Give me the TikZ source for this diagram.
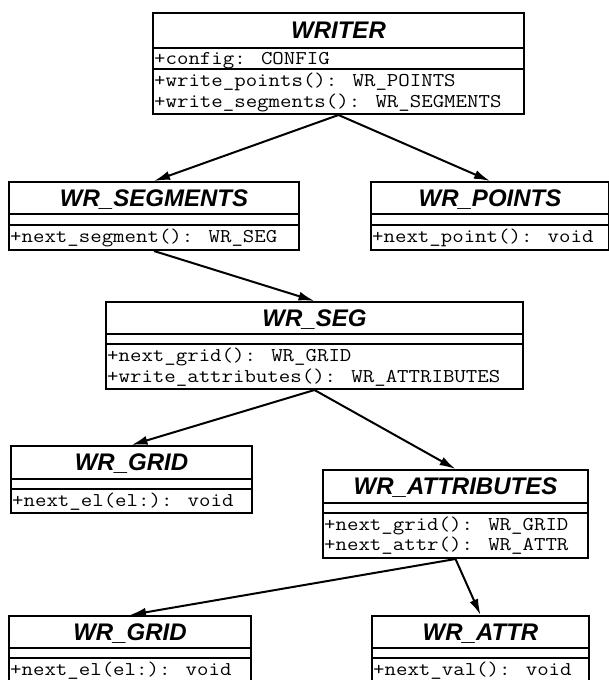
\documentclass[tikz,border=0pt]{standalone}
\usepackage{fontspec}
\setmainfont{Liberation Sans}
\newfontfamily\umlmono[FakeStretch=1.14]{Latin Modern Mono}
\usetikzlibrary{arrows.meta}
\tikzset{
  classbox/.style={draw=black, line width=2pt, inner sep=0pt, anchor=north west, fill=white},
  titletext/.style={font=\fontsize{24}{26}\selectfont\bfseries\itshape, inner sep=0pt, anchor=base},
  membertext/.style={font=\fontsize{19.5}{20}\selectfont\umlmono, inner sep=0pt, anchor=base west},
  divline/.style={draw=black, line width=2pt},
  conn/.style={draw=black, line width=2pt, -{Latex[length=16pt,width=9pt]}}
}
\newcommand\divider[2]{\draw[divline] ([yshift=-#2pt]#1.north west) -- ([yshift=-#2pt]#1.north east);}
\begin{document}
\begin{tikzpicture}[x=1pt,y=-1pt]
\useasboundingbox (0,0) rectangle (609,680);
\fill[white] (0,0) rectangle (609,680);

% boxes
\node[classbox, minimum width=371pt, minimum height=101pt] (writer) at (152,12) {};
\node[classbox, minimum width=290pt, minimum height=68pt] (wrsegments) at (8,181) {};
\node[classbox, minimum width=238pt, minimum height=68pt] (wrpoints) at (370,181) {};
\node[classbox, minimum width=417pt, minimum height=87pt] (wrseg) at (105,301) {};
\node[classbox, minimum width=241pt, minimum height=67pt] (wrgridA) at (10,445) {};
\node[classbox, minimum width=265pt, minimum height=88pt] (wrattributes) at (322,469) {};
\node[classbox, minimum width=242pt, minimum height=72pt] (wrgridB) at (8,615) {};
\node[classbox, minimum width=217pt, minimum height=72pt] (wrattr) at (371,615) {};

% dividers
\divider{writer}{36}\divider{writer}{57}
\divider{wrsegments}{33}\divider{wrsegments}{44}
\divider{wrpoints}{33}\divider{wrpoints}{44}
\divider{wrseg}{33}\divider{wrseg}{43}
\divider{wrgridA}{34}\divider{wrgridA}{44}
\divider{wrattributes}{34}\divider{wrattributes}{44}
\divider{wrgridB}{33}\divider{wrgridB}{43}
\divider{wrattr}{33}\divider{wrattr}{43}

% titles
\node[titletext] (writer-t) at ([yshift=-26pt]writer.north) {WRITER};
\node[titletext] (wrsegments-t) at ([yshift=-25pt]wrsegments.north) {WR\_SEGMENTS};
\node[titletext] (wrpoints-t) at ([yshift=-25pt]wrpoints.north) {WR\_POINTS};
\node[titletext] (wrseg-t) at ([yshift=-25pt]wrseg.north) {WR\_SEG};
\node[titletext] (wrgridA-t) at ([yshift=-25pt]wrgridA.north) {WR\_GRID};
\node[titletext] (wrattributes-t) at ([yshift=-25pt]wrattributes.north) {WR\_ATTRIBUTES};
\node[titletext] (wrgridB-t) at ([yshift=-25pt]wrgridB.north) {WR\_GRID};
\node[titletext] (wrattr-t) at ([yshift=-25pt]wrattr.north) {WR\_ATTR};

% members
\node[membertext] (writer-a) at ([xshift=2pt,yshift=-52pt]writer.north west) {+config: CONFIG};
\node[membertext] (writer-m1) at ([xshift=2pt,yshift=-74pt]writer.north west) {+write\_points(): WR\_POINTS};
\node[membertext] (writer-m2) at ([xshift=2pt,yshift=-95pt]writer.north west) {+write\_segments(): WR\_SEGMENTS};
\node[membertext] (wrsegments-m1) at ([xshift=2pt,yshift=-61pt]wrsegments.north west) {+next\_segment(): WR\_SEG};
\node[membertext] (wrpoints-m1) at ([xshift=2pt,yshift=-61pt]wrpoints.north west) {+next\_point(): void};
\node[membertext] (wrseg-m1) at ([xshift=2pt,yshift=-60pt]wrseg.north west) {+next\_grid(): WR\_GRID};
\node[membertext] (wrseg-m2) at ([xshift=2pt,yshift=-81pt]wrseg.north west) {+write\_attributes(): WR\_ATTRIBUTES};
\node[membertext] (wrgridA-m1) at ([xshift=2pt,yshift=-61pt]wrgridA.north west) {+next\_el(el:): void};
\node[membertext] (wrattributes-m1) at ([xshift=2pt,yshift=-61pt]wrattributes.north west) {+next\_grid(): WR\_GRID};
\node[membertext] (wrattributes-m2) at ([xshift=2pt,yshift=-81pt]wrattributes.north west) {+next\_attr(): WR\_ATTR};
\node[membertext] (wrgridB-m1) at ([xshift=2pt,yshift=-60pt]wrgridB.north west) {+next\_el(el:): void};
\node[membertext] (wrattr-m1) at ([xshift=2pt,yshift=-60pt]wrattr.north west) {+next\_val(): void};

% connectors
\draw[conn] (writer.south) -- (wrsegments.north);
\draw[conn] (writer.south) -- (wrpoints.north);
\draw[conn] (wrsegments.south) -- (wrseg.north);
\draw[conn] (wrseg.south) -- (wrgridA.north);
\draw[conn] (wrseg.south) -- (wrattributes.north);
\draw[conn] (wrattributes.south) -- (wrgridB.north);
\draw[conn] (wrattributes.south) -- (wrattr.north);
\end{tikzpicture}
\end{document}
----
= Exercise =
Transcribe all the lines above exactly, apart from the pictures.

= Task answer =
Give me the TikZ source for this diagram.
\documentclass[tikz,border=0pt]{standalone}
\usepackage{fontspec}
\setmainfont{Liberation Sans}
\newfontfamily\umlmono[FakeStretch=1.14]{Latin Modern Mono}
\usetikzlibrary{arrows.meta}
\tikzset{
  classbox/.style={draw=black, line width=2pt, inner sep=0pt, anchor=north west, fill=white},
  titletext/.style={font=\fontsize{24}{26}\selectfont\bfseries\itshape, inner sep=0pt, anchor=base},
  membertext/.style={font=\fontsize{19.5}{20}\selectfont\umlmono, inner sep=0pt, anchor=base west},
  divline/.style={draw=black, line width=2pt},
  conn/.style={draw=black, line width=2pt, -{Latex[length=16pt,width=9pt]}}
}
\newcommand\divider[2]{\draw[divline] ([yshift=-#2pt]#1.north west) -- ([yshift=-#2pt]#1.north east);}
\begin{document}
\begin{tikzpicture}[x=1pt,y=-1pt]
\useasboundingbox (0,0) rectangle (609,680);
\fill[white] (0,0) rectangle (609,680);

% boxes
\node[classbox, minimum width=371pt, minimum height=101pt] (writer) at (152,12) {};
\node[classbox, minimum width=290pt, minimum height=68pt] (wrsegments) at (8,181) {};
\node[classbox, minimum width=238pt, minimum height=68pt] (wrpoints) at (370,181) {};
\node[classbox, minimum width=417pt, minimum height=87pt] (wrseg) at (105,301) {};
\node[classbox, minimum width=241pt, minimum height=67pt] (wrgridA) at (10,445) {};
\node[classbox, minimum width=265pt, minimum height=88pt] (wrattributes) at (322,469) {};
\node[classbox, minimum width=242pt, minimum height=72pt] (wrgridB) at (8,615) {};
\node[classbox, minimum width=217pt, minimum height=72pt] (wrattr) at (371,615) {};

% dividers
\divider{writer}{36}\divider{writer}{57}
\divider{wrsegments}{33}\divider{wrsegments}{44}
\divider{wrpoints}{33}\divider{wrpoints}{44}
\divider{wrseg}{33}\divider{wrseg}{43}
\divider{wrgridA}{34}\divider{wrgridA}{44}
\divider{wrattributes}{34}\divider{wrattributes}{44}
\divider{wrgridB}{33}\divider{wrgridB}{43}
\divider{wrattr}{33}\divider{wrattr}{43}

% titles
\node[titletext] (writer-t) at ([yshift=-26pt]writer.north) {WRITER};
\node[titletext] (wrsegments-t) at ([yshift=-25pt]wrsegments.north) {WR\_SEGMENTS};
\node[titletext] (wrpoints-t) at ([yshift=-25pt]wrpoints.north) {WR\_POINTS};
\node[titletext] (wrseg-t) at ([yshift=-25pt]wrseg.north) {WR\_SEG};
\node[titletext] (wrgridA-t) at ([yshift=-25pt]wrgridA.north) {WR\_GRID};
\node[titletext] (wrattributes-t) at ([yshift=-25pt]wrattributes.north) {WR\_ATTRIBUTES};
\node[titletext] (wrgridB-t) at ([yshift=-25pt]wrgridB.north) {WR\_GRID};
\node[titletext] (wrattr-t) at ([yshift=-25pt]wrattr.north) {WR\_ATTR};

% members
\node[membertext] (writer-a) at ([xshift=2pt,yshift=-52pt]writer.north west) {+config: CONFIG};
\node[membertext] (writer-m1) at ([xshift=2pt,yshift=-74pt]writer.north west) {+write\_points(): WR\_POINTS};
\node[membertext] (writer-m2) at ([xshift=2pt,yshift=-95pt]writer.north west) {+write\_segments(): WR\_SEGMENTS};
\node[membertext] (wrsegments-m1) at ([xshift=2pt,yshift=-61pt]wrsegments.north west) {+next\_segment(): WR\_SEG};
\node[membertext] (wrpoints-m1) at ([xshift=2pt,yshift=-61pt]wrpoints.north west) {+next\_point(): void};
\node[membertext] (wrseg-m1) at ([xshift=2pt,yshift=-60pt]wrseg.north west) {+next\_grid(): WR\_GRID};
\node[membertext] (wrseg-m2) at ([xshift=2pt,yshift=-81pt]wrseg.north west) {+write\_attributes(): WR\_ATTRIBUTES};
\node[membertext] (wrgridA-m1) at ([xshift=2pt,yshift=-61pt]wrgridA.north west) {+next\_el(el:): void};
\node[membertext] (wrattributes-m1) at ([xshift=2pt,yshift=-61pt]wrattributes.north west) {+next\_grid(): WR\_GRID};
\node[membertext] (wrattributes-m2) at ([xshift=2pt,yshift=-81pt]wrattributes.north west) {+next\_attr(): WR\_ATTR};
\node[membertext] (wrgridB-m1) at ([xshift=2pt,yshift=-60pt]wrgridB.north west) {+next\_el(el:): void};
\node[membertext] (wrattr-m1) at ([xshift=2pt,yshift=-60pt]wrattr.north west) {+next\_val(): void};

% connectors
\draw[conn] (writer.south) -- (wrsegments.north);
\draw[conn] (writer.south) -- (wrpoints.north);
\draw[conn] (wrsegments.south) -- (wrseg.north);
\draw[conn] (wrseg.south) -- (wrgridA.north);
\draw[conn] (wrseg.south) -- (wrattributes.north);
\draw[conn] (wrattributes.south) -- (wrgridB.north);
\draw[conn] (wrattributes.south) -- (wrattr.north);
\end{tikzpicture}
\end{document}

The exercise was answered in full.